__Exercise aim__. Work out how many lines include "source" and answer with that number only.

__Data listing__.
+ + + + +

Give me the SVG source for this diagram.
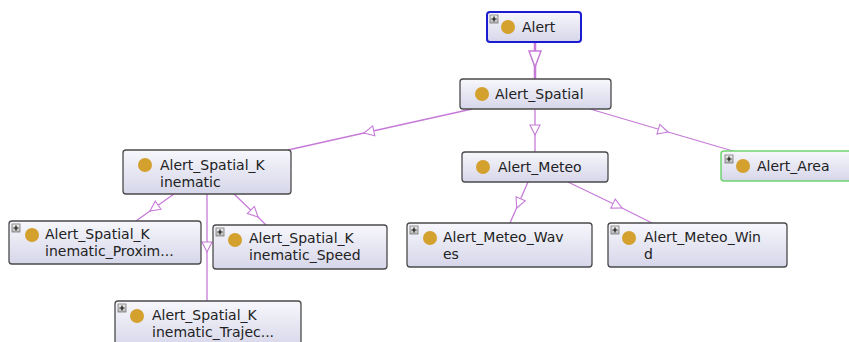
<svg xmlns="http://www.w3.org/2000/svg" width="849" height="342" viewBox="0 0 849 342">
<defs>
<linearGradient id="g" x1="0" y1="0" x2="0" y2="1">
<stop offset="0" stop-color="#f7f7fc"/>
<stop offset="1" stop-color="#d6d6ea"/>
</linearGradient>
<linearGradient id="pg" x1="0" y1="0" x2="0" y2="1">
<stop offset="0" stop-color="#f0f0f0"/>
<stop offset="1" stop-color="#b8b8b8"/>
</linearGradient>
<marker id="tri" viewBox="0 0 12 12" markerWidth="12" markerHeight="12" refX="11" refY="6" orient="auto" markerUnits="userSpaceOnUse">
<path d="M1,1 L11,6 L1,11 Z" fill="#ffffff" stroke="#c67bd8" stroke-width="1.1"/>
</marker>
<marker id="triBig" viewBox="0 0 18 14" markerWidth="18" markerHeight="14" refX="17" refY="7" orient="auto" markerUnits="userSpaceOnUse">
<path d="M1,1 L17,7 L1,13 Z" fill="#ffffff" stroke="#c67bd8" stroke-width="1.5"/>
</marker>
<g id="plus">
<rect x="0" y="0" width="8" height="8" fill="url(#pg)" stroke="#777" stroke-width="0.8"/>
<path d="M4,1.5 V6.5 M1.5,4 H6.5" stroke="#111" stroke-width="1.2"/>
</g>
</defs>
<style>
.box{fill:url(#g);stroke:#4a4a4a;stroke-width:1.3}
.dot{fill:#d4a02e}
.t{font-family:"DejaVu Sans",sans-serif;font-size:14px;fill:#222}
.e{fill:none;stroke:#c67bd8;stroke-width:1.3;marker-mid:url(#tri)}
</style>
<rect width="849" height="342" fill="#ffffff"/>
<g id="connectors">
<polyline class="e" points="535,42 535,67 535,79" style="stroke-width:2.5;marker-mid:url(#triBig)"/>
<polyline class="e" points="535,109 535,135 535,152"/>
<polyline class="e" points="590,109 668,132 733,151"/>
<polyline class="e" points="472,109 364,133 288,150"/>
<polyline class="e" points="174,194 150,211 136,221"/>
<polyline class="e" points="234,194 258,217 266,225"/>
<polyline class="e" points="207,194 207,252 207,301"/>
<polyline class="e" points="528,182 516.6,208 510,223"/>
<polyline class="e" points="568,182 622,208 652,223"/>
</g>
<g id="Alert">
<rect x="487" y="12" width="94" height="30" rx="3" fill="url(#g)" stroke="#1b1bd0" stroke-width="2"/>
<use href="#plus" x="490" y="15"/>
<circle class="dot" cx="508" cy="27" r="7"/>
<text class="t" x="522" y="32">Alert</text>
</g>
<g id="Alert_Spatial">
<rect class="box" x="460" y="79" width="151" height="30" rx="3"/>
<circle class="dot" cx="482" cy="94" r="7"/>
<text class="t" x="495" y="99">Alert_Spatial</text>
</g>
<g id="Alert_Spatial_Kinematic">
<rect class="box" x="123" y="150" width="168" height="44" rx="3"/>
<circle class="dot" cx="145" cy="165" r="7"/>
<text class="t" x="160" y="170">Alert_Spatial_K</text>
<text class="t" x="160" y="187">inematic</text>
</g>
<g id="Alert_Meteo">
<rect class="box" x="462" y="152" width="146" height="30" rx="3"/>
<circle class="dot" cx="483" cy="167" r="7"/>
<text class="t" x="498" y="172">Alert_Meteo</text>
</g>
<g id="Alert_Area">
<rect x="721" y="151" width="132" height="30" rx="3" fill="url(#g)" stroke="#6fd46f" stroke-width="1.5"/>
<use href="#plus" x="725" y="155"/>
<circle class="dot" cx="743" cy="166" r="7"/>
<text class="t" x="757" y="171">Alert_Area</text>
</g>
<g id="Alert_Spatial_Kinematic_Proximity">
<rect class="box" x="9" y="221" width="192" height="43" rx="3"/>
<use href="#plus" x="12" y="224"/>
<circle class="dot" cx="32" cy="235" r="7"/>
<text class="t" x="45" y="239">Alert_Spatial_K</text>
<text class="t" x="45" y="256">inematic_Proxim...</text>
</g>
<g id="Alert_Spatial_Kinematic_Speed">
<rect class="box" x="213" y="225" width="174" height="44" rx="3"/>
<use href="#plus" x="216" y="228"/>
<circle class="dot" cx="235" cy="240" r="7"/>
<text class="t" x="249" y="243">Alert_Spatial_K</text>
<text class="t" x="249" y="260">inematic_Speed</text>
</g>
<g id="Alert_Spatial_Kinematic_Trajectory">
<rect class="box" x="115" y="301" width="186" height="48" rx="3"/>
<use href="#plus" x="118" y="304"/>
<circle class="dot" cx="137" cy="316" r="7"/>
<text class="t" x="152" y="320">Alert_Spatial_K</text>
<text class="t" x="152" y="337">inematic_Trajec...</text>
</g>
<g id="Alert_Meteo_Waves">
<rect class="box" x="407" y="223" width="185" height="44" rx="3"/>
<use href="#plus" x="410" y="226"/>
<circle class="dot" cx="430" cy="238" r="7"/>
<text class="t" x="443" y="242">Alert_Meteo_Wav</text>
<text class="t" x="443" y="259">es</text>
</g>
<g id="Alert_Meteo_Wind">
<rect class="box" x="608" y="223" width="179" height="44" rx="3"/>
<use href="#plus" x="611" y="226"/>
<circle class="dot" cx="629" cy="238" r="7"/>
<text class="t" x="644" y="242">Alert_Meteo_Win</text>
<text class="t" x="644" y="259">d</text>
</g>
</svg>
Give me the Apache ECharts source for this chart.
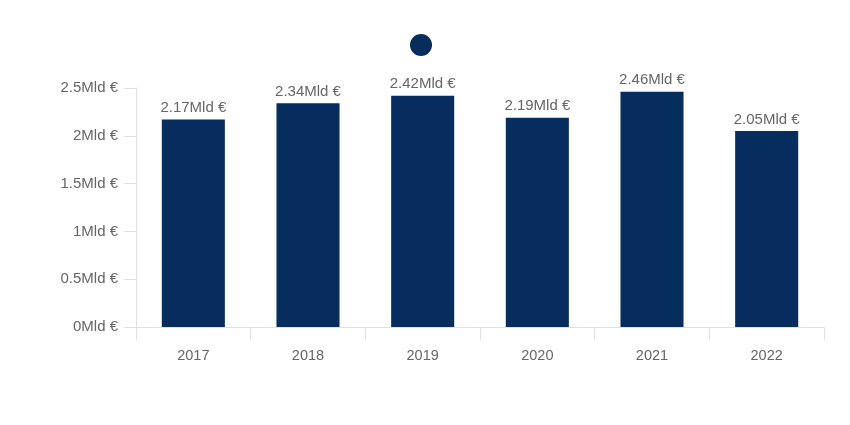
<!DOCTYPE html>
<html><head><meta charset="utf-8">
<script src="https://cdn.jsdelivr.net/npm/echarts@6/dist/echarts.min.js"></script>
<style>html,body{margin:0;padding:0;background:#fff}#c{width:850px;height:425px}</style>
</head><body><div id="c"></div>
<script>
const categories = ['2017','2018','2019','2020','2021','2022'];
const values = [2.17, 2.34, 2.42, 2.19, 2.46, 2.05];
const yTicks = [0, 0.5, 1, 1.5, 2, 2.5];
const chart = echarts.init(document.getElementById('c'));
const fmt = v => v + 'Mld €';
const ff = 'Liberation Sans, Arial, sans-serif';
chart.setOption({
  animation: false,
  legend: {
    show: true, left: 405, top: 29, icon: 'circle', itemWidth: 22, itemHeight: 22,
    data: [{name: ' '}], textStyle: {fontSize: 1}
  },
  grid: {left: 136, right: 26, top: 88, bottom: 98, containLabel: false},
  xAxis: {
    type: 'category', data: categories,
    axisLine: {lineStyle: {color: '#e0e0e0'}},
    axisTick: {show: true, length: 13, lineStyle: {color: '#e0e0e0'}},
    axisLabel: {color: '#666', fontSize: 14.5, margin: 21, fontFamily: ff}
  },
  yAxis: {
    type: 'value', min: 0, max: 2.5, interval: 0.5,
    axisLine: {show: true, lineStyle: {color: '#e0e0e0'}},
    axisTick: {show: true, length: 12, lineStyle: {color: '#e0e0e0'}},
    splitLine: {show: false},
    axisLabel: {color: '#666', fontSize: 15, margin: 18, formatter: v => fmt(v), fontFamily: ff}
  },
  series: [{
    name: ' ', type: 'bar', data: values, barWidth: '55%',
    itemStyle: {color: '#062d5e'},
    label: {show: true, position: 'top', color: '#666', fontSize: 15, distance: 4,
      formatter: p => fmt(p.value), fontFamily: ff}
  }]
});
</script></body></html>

+ + + + +

__Written response__. 2